◆ Your instructions ◆
In the material below, the lines containing the word "this" are required; copy each of them.

◆ Dataset excerpts ◆
********

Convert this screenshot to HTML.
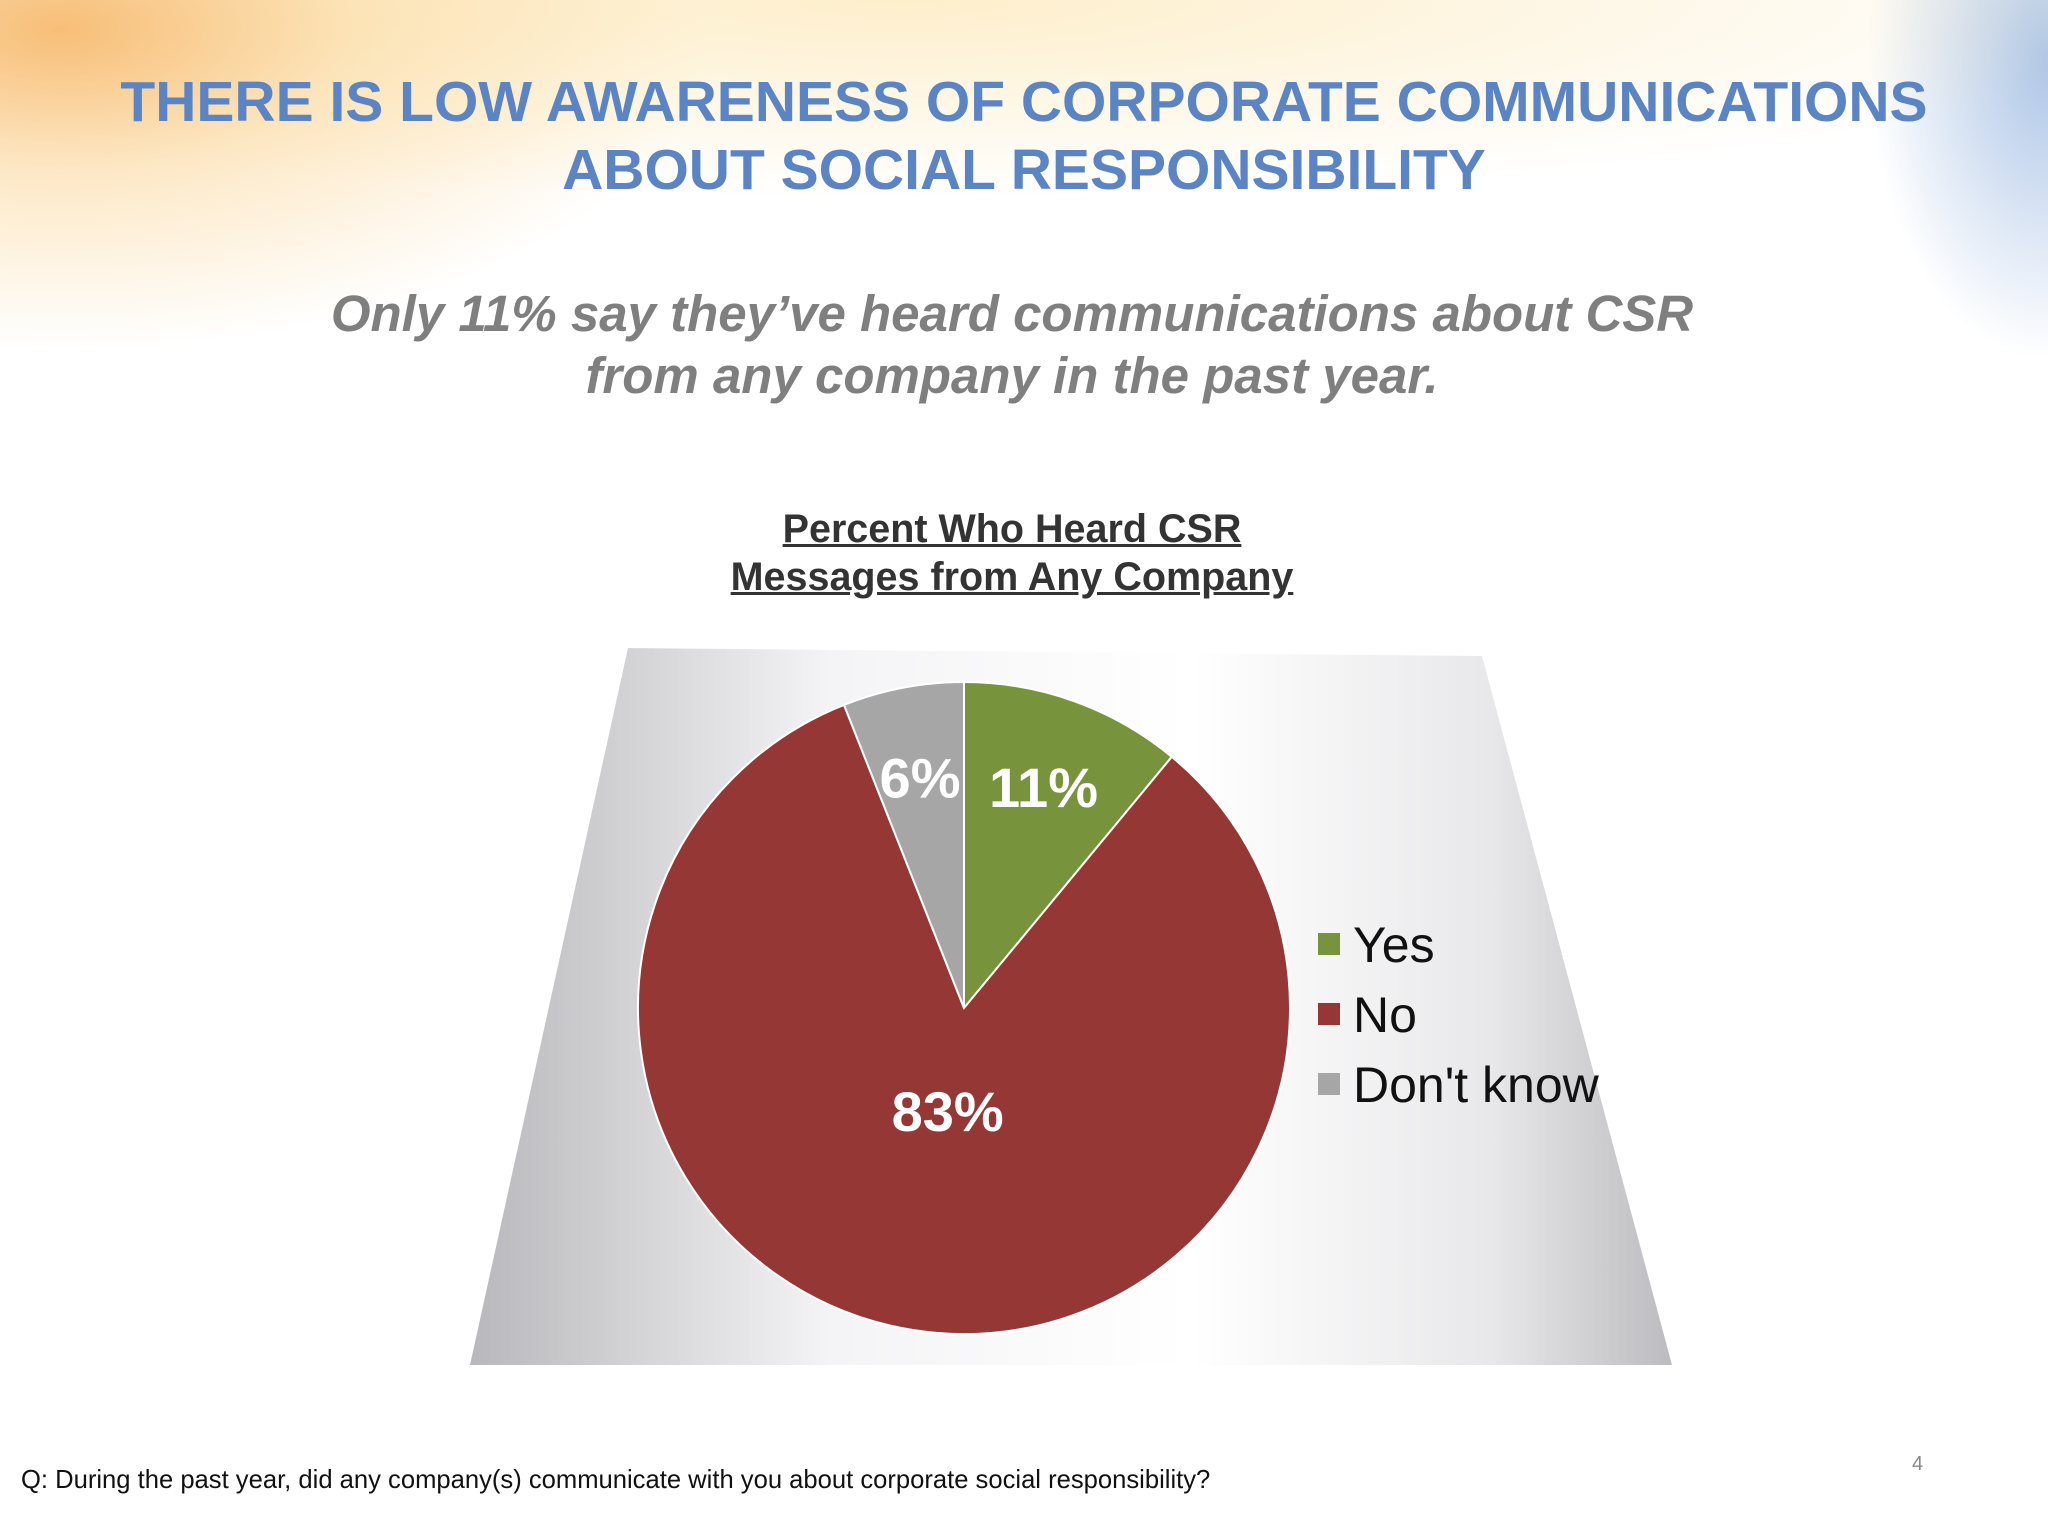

********

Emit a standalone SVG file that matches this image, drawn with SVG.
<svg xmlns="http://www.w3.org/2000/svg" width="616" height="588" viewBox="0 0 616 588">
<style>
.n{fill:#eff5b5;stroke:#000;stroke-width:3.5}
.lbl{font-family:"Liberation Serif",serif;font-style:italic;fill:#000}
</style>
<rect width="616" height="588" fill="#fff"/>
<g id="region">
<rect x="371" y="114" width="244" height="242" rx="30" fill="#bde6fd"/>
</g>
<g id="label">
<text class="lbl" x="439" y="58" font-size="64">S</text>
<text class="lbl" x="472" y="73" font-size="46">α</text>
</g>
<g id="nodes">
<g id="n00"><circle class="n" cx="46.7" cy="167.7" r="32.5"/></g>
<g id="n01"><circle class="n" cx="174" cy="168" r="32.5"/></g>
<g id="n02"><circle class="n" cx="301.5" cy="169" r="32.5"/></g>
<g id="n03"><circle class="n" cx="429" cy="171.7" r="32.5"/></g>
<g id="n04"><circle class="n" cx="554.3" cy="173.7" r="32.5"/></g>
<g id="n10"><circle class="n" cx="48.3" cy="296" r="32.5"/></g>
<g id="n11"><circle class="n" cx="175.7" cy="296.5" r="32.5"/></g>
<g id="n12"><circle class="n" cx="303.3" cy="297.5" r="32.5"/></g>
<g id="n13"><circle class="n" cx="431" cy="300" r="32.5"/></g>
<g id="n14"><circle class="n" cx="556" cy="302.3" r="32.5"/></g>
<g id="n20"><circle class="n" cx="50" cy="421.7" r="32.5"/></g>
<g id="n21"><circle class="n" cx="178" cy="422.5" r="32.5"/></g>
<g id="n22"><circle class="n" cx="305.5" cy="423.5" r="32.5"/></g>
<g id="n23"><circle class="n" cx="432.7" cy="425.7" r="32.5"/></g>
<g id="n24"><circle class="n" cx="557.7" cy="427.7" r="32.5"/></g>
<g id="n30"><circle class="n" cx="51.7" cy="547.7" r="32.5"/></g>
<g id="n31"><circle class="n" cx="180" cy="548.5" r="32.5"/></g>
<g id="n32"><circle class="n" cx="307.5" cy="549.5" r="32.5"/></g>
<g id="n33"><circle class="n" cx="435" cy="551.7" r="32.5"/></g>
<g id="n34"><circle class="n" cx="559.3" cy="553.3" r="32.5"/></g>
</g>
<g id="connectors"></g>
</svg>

********

◆ Final result ◆
Convert this screenshot to HTML.
Emit a standalone SVG file that matches this image, drawn with SVG.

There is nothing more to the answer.